* BEGIN Input records *
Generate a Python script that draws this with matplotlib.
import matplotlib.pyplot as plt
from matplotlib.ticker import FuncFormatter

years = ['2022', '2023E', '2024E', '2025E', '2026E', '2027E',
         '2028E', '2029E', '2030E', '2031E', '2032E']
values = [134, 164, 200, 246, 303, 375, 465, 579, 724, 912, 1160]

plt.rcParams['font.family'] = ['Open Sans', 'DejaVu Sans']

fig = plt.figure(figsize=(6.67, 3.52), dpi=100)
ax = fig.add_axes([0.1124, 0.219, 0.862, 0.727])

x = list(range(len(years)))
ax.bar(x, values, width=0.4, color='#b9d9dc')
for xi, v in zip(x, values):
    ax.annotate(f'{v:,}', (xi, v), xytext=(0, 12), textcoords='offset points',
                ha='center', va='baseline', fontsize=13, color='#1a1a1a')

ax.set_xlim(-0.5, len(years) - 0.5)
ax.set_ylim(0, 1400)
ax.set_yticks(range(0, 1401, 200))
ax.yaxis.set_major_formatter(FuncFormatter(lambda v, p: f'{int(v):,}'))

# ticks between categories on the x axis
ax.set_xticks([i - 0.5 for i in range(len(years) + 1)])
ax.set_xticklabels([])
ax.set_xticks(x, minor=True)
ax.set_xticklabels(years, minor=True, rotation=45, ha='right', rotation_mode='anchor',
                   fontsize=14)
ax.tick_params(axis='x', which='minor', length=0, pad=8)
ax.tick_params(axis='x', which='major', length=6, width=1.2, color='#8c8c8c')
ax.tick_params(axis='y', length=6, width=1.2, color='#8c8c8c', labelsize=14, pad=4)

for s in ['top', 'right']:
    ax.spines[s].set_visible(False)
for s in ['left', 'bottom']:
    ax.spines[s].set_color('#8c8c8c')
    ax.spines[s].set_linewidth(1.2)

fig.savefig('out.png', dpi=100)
* END Input records *
* BEGIN Input records *
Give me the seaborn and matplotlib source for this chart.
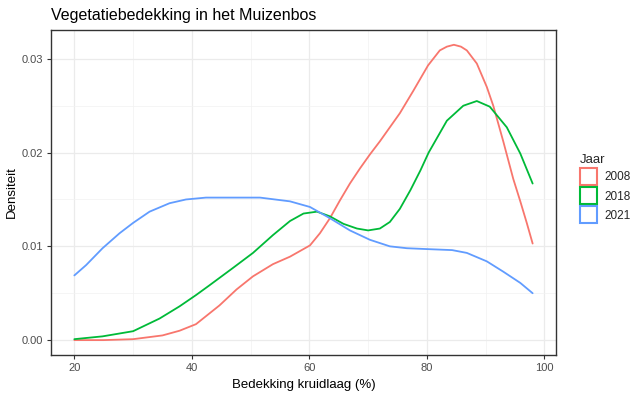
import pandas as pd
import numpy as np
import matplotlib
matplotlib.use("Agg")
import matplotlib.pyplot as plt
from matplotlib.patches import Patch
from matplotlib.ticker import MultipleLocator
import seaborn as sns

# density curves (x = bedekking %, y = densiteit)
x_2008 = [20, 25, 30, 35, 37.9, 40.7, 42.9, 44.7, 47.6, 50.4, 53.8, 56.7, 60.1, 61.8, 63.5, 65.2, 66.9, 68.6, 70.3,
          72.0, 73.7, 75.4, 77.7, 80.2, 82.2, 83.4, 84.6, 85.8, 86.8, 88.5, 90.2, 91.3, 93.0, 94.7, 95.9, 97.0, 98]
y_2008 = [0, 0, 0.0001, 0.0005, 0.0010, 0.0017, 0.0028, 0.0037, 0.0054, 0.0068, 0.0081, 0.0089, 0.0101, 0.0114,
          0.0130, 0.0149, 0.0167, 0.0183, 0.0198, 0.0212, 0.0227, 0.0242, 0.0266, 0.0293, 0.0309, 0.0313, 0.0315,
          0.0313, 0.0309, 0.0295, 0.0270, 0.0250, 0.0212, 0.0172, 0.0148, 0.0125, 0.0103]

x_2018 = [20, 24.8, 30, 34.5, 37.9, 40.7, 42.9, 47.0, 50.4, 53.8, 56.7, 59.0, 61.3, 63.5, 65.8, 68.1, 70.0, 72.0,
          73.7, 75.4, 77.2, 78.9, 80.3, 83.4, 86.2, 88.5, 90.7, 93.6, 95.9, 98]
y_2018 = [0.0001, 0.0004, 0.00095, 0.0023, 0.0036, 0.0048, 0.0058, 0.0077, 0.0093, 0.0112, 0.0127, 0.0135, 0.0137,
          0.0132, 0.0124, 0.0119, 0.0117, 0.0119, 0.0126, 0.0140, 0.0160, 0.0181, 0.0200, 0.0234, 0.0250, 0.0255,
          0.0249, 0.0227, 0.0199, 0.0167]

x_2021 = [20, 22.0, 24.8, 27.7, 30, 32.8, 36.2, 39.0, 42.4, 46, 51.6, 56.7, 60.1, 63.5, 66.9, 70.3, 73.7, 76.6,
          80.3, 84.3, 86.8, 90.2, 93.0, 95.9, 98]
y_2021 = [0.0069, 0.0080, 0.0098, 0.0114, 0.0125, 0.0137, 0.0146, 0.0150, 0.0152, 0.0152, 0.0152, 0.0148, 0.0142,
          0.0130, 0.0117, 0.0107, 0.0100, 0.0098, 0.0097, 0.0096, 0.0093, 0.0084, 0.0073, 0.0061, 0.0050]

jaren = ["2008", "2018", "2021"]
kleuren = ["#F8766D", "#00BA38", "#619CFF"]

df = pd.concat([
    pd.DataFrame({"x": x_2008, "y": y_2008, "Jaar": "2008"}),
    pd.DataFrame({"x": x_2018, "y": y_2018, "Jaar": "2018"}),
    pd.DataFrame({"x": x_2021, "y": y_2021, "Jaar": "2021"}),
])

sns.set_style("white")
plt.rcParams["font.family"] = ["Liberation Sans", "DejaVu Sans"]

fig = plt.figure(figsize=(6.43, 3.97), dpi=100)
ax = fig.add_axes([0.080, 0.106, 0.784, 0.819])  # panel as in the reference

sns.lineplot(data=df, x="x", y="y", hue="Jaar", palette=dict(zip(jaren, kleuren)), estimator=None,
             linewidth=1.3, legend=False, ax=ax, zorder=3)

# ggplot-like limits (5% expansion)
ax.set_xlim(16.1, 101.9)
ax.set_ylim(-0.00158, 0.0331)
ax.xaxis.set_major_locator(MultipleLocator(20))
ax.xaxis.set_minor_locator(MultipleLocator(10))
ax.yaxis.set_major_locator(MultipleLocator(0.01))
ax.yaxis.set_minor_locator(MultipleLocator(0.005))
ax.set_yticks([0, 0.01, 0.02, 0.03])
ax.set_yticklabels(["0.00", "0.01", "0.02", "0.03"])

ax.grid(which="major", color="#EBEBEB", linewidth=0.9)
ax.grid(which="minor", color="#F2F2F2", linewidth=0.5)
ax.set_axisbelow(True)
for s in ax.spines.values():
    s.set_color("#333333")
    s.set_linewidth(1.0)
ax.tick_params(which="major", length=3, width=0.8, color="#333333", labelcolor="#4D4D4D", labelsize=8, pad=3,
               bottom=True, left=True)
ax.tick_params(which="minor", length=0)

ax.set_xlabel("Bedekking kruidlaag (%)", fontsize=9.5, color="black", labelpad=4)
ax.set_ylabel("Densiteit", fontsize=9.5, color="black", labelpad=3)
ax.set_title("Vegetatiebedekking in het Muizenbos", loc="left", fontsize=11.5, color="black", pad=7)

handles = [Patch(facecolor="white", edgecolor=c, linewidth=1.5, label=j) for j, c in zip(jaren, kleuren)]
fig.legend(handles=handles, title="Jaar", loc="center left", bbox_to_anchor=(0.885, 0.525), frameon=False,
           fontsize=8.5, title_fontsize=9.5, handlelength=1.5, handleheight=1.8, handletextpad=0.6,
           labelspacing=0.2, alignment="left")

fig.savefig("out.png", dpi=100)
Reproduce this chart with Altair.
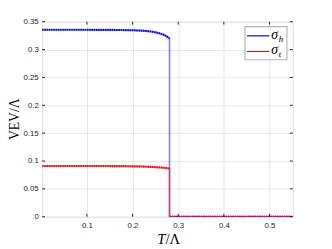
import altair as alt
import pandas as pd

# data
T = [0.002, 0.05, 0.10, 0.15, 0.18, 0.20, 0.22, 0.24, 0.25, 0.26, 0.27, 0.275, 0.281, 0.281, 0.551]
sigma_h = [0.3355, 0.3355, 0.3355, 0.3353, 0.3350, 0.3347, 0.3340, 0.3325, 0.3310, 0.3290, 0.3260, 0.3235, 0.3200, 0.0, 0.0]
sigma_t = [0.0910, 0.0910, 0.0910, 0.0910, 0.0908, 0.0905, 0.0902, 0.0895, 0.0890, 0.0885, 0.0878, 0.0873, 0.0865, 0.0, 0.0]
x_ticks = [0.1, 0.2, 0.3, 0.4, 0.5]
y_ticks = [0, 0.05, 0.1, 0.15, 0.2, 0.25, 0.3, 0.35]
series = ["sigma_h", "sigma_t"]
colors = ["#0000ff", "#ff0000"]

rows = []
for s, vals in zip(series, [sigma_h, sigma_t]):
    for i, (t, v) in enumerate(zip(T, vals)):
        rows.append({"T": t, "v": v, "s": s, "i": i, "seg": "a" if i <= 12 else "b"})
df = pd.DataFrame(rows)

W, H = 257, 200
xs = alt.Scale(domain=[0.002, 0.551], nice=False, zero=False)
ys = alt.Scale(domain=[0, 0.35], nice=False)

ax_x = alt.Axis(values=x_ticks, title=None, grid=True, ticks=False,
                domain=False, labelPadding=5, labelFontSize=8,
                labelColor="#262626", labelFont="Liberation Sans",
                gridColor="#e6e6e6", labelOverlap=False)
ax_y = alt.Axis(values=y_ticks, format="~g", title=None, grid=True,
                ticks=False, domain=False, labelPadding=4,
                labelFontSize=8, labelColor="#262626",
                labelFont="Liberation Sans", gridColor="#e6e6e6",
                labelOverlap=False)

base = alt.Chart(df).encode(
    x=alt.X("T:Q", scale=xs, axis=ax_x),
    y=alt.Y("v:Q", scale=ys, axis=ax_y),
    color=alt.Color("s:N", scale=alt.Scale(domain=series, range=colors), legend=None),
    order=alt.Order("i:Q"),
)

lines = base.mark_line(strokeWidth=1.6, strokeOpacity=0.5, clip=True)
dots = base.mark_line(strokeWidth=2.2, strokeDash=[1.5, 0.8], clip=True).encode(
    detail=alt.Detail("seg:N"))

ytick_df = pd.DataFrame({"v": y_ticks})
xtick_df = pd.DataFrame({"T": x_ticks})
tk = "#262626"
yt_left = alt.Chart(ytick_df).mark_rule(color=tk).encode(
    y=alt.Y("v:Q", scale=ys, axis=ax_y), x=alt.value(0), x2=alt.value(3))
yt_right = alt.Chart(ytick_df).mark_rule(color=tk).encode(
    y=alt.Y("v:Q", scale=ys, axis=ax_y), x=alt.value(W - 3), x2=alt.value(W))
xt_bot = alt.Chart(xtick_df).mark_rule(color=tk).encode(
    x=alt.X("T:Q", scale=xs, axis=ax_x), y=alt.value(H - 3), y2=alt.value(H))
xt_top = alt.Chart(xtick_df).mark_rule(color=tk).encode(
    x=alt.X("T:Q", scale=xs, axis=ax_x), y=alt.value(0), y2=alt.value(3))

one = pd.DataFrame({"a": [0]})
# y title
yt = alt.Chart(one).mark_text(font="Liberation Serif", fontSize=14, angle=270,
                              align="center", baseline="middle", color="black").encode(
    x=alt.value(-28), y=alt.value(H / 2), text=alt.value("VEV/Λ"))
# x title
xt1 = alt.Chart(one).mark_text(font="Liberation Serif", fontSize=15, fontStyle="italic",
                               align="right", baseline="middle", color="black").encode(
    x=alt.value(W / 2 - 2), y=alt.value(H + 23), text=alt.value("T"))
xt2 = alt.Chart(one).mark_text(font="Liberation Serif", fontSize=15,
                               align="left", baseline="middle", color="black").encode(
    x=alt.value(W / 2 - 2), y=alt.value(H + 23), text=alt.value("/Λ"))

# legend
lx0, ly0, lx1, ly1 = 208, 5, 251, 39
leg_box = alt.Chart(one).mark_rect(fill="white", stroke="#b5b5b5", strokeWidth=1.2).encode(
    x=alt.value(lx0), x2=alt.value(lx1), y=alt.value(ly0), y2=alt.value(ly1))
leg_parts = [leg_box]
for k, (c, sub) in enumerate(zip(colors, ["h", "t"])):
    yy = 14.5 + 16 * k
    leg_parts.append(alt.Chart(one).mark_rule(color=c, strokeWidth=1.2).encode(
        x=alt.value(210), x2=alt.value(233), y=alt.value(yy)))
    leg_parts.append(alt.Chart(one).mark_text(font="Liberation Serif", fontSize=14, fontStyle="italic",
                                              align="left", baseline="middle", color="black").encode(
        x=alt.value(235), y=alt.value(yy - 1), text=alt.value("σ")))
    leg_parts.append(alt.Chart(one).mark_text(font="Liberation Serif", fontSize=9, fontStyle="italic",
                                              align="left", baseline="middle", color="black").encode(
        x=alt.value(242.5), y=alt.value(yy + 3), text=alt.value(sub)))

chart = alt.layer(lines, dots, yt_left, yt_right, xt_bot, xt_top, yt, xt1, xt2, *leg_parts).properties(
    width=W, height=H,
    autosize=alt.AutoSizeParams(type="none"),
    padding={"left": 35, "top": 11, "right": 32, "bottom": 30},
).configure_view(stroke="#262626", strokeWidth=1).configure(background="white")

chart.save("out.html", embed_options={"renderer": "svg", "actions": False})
* END Input records *
* BEGIN Input records *
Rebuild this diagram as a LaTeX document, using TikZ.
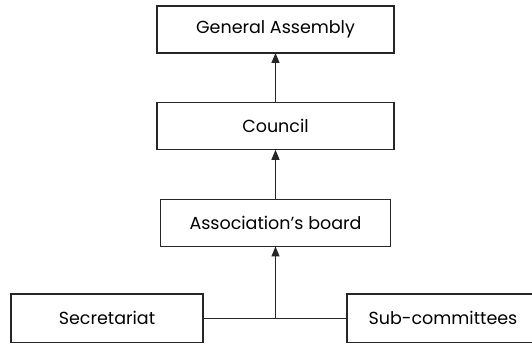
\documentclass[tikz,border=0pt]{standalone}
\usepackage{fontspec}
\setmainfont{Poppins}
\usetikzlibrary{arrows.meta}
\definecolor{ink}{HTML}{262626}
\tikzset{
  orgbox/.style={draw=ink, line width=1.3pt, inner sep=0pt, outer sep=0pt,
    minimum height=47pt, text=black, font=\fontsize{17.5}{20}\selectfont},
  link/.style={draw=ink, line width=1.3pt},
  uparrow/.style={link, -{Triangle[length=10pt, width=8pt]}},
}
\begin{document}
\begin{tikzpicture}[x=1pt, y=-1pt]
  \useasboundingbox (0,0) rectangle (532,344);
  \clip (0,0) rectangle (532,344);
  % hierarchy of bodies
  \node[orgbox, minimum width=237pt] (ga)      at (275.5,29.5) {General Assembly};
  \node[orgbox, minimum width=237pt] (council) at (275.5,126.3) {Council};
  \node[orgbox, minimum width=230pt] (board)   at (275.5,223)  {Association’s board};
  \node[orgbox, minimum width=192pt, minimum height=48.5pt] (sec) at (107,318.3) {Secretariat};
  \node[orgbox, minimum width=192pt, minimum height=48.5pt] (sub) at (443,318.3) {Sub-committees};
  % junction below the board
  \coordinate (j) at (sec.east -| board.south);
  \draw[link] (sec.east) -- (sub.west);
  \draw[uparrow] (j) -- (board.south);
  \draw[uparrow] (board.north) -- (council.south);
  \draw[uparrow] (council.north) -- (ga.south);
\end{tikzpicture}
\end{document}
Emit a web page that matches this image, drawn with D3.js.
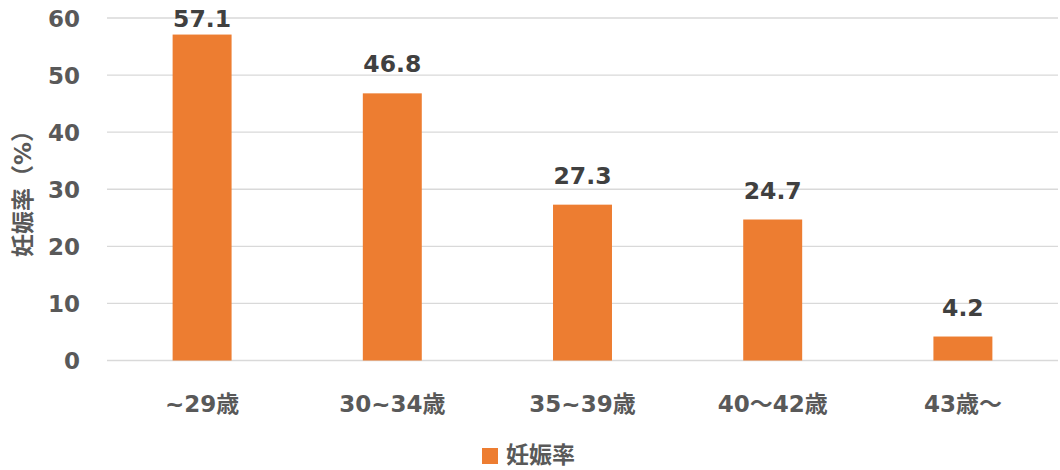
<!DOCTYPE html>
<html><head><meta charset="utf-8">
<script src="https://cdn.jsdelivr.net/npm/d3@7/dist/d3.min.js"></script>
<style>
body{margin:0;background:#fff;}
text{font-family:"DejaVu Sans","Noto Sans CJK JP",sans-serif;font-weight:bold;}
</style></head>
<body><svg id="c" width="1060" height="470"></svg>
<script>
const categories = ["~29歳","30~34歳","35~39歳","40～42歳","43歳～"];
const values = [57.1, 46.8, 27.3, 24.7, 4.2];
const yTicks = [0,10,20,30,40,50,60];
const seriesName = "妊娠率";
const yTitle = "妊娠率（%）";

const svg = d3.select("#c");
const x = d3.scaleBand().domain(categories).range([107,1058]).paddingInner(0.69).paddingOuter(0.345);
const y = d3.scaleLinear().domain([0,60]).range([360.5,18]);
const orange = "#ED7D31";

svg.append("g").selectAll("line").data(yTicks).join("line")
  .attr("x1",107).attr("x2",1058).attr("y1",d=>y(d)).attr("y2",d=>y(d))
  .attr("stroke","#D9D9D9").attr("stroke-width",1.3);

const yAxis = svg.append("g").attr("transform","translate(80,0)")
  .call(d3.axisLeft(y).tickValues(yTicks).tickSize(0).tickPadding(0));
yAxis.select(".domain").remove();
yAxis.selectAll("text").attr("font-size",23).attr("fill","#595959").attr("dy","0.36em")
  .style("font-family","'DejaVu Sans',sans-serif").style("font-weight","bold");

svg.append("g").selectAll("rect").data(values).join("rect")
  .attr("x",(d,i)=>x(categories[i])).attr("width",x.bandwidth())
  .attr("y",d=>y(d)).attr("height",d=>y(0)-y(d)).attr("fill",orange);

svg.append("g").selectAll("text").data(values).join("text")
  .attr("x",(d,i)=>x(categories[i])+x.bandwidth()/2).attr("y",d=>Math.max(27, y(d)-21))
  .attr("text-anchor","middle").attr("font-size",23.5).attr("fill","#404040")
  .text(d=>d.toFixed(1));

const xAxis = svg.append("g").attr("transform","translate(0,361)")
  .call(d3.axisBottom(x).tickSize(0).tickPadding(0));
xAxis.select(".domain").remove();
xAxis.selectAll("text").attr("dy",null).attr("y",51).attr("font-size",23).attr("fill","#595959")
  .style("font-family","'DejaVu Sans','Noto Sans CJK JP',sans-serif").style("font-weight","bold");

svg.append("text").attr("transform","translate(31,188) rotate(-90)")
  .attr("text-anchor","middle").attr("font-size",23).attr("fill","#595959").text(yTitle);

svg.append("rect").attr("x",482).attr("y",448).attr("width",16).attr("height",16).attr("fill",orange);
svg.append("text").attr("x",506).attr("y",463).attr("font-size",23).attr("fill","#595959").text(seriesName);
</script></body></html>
* END Input records *
| Exercise requirements |
Copy each line of the listing that contains the string "matplotlib".

| Task output |
Generate a Python script that draws this with matplotlib.
import matplotlib.pyplot as plt
from matplotlib.ticker import FuncFormatter
Give me the seaborn and matplotlib source for this chart.
import matplotlib
matplotlib.use("Agg")
import matplotlib.pyplot as plt
from matplotlib.patches import Patch
from matplotlib.ticker import MultipleLocator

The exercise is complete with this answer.